**** DATA ****

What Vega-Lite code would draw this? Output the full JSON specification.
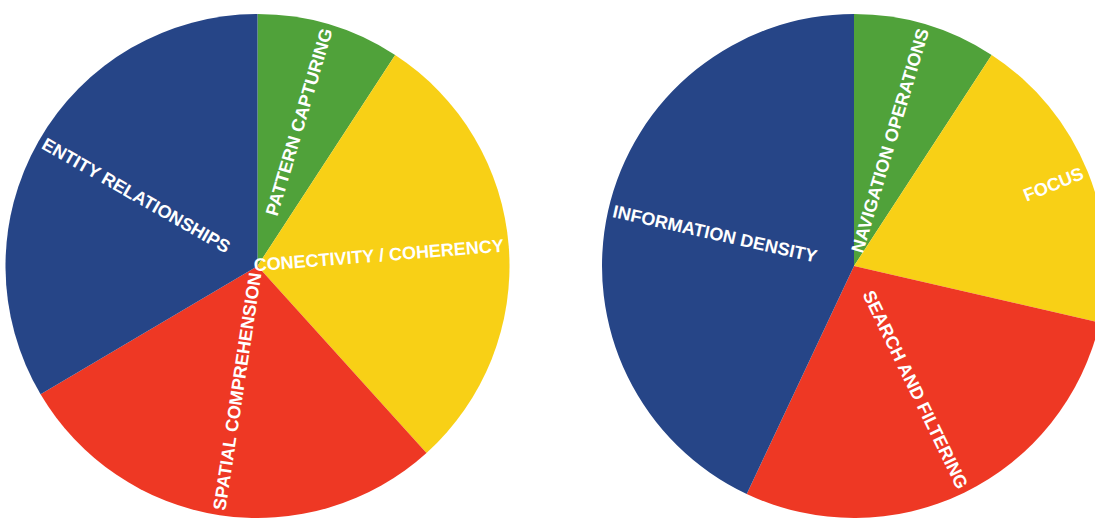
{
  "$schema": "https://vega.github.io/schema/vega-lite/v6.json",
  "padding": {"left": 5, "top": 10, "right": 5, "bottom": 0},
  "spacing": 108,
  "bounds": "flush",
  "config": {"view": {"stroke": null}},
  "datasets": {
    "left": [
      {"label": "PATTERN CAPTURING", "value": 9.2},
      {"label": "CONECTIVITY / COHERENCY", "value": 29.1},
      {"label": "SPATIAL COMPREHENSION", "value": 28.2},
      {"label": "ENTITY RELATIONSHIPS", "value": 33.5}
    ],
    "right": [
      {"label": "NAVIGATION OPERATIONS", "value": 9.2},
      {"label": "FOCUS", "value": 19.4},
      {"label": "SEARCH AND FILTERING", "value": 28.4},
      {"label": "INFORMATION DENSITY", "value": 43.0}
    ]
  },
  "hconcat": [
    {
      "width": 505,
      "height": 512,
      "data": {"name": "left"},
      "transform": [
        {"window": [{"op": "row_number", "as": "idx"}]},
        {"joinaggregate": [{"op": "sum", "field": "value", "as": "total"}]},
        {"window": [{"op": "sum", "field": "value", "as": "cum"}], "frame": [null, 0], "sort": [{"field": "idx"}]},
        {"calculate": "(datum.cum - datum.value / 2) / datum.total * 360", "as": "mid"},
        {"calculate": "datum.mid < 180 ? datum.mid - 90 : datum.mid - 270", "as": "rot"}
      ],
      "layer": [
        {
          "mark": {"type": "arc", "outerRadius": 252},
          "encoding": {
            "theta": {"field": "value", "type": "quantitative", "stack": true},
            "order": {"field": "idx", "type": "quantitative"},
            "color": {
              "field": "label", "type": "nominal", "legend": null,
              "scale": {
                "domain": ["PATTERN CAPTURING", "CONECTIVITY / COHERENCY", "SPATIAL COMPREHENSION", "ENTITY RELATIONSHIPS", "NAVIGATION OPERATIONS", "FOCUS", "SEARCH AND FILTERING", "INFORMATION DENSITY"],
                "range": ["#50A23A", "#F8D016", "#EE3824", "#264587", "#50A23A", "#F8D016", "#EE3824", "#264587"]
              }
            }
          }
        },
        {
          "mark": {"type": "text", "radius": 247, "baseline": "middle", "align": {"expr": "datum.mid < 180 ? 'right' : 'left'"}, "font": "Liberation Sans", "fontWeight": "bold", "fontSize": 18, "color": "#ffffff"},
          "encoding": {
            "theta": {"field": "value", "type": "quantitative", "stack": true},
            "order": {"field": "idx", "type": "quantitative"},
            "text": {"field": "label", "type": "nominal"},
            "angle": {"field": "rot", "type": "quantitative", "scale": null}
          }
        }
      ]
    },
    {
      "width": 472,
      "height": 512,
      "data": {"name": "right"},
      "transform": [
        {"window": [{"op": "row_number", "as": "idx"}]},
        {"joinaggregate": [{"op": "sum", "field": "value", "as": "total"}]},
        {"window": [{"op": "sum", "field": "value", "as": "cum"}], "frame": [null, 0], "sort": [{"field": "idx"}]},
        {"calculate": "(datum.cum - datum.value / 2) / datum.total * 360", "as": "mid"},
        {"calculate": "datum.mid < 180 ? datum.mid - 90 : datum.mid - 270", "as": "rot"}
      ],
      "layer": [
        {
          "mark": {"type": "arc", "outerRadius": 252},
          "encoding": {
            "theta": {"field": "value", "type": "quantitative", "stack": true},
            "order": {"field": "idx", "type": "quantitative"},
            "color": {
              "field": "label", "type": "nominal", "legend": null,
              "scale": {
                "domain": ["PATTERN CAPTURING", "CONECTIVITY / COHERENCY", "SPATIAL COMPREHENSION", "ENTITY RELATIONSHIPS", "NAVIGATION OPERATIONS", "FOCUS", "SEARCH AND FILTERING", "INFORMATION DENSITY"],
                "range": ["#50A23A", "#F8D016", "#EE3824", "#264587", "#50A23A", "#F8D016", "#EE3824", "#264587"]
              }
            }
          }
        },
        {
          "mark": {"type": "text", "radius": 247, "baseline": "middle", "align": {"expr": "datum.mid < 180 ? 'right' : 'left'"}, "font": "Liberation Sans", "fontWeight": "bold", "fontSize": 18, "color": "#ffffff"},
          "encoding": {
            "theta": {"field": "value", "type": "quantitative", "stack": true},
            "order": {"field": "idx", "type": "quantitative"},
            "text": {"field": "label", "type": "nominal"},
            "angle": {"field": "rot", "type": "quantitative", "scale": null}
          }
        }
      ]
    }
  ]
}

****

**DIRECTION**
Repeat the full listing above exactly, with no pictures in the copy.

**ANSWER**
What Vega-Lite code would draw this? Output the full JSON specification.
{
  "$schema": "https://vega.github.io/schema/vega-lite/v6.json",
  "padding": {"left": 5, "top": 10, "right": 5, "bottom": 0},
  "spacing": 108,
  "bounds": "flush",
  "config": {"view": {"stroke": null}},
  "datasets": {
    "left": [
      {"label": "PATTERN CAPTURING", "value": 9.2},
      {"label": "CONECTIVITY / COHERENCY", "value": 29.1},
      {"label": "SPATIAL COMPREHENSION", "value": 28.2},
      {"label": "ENTITY RELATIONSHIPS", "value": 33.5}
    ],
    "right": [
      {"label": "NAVIGATION OPERATIONS", "value": 9.2},
      {"label": "FOCUS", "value": 19.4},
      {"label": "SEARCH AND FILTERING", "value": 28.4},
      {"label": "INFORMATION DENSITY", "value": 43.0}
    ]
  },
  "hconcat": [
    {
      "width": 505,
      "height": 512,
      "data": {"name": "left"},
      "transform": [
        {"window": [{"op": "row_number", "as": "idx"}]},
        {"joinaggregate": [{"op": "sum", "field": "value", "as": "total"}]},
        {"window": [{"op": "sum", "field": "value", "as": "cum"}], "frame": [null, 0], "sort": [{"field": "idx"}]},
        {"calculate": "(datum.cum - datum.value / 2) / datum.total * 360", "as": "mid"},
        {"calculate": "datum.mid < 180 ? datum.mid - 90 : datum.mid - 270", "as": "rot"}
      ],
      "layer": [
        {
          "mark": {"type": "arc", "outerRadius": 252},
          "encoding": {
            "theta": {"field": "value", "type": "quantitative", "stack": true},
            "order": {"field": "idx", "type": "quantitative"},
            "color": {
              "field": "label", "type": "nominal", "legend": null,
              "scale": {
                "domain": ["PATTERN CAPTURING", "CONECTIVITY / COHERENCY", "SPATIAL COMPREHENSION", "ENTITY RELATIONSHIPS", "NAVIGATION OPERATIONS", "FOCUS", "SEARCH AND FILTERING", "INFORMATION DENSITY"],
                "range": ["#50A23A", "#F8D016", "#EE3824", "#264587", "#50A23A", "#F8D016", "#EE3824", "#264587"]
              }
            }
          }
        },
        {
          "mark": {"type": "text", "radius": 247, "baseline": "middle", "align": {"expr": "datum.mid < 180 ? 'right' : 'left'"}, "font": "Liberation Sans", "fontWeight": "bold", "fontSize": 18, "color": "#ffffff"},
          "encoding": {
            "theta": {"field": "value", "type": "quantitative", "stack": true},
            "order": {"field": "idx", "type": "quantitative"},
            "text": {"field": "label", "type": "nominal"},
            "angle": {"field": "rot", "type": "quantitative", "scale": null}
          }
        }
      ]
    },
    {
      "width": 472,
      "height": 512,
      "data": {"name": "right"},
      "transform": [
        {"window": [{"op": "row_number", "as": "idx"}]},
        {"joinaggregate": [{"op": "sum", "field": "value", "as": "total"}]},
        {"window": [{"op": "sum", "field": "value", "as": "cum"}], "frame": [null, 0], "sort": [{"field": "idx"}]},
        {"calculate": "(datum.cum - datum.value / 2) / datum.total * 360", "as": "mid"},
        {"calculate": "datum.mid < 180 ? datum.mid - 90 : datum.mid - 270", "as": "rot"}
      ],
      "layer": [
        {
          "mark": {"type": "arc", "outerRadius": 252},
          "encoding": {
            "theta": {"field": "value", "type": "quantitative", "stack": true},
            "order": {"field": "idx", "type": "quantitative"},
            "color": {
              "field": "label", "type": "nominal", "legend": null,
              "scale": {
                "domain": ["PATTERN CAPTURING", "CONECTIVITY / COHERENCY", "SPATIAL COMPREHENSION", "ENTITY RELATIONSHIPS", "NAVIGATION OPERATIONS", "FOCUS", "SEARCH AND FILTERING", "INFORMATION DENSITY"],
                "range": ["#50A23A", "#F8D016", "#EE3824", "#264587", "#50A23A", "#F8D016", "#EE3824", "#264587"]
              }
            }
          }
        },
        {
          "mark": {"type": "text", "radius": 247, "baseline": "middle", "align": {"expr": "datum.mid < 180 ? 'right' : 'left'"}, "font": "Liberation Sans", "fontWeight": "bold", "fontSize": 18, "color": "#ffffff"},
          "encoding": {
            "theta": {"field": "value", "type": "quantitative", "stack": true},
            "order": {"field": "idx", "type": "quantitative"},
            "text": {"field": "label", "type": "nominal"},
            "angle": {"field": "rot", "type": "quantitative", "scale": null}
          }
        }
      ]
    }
  ]
}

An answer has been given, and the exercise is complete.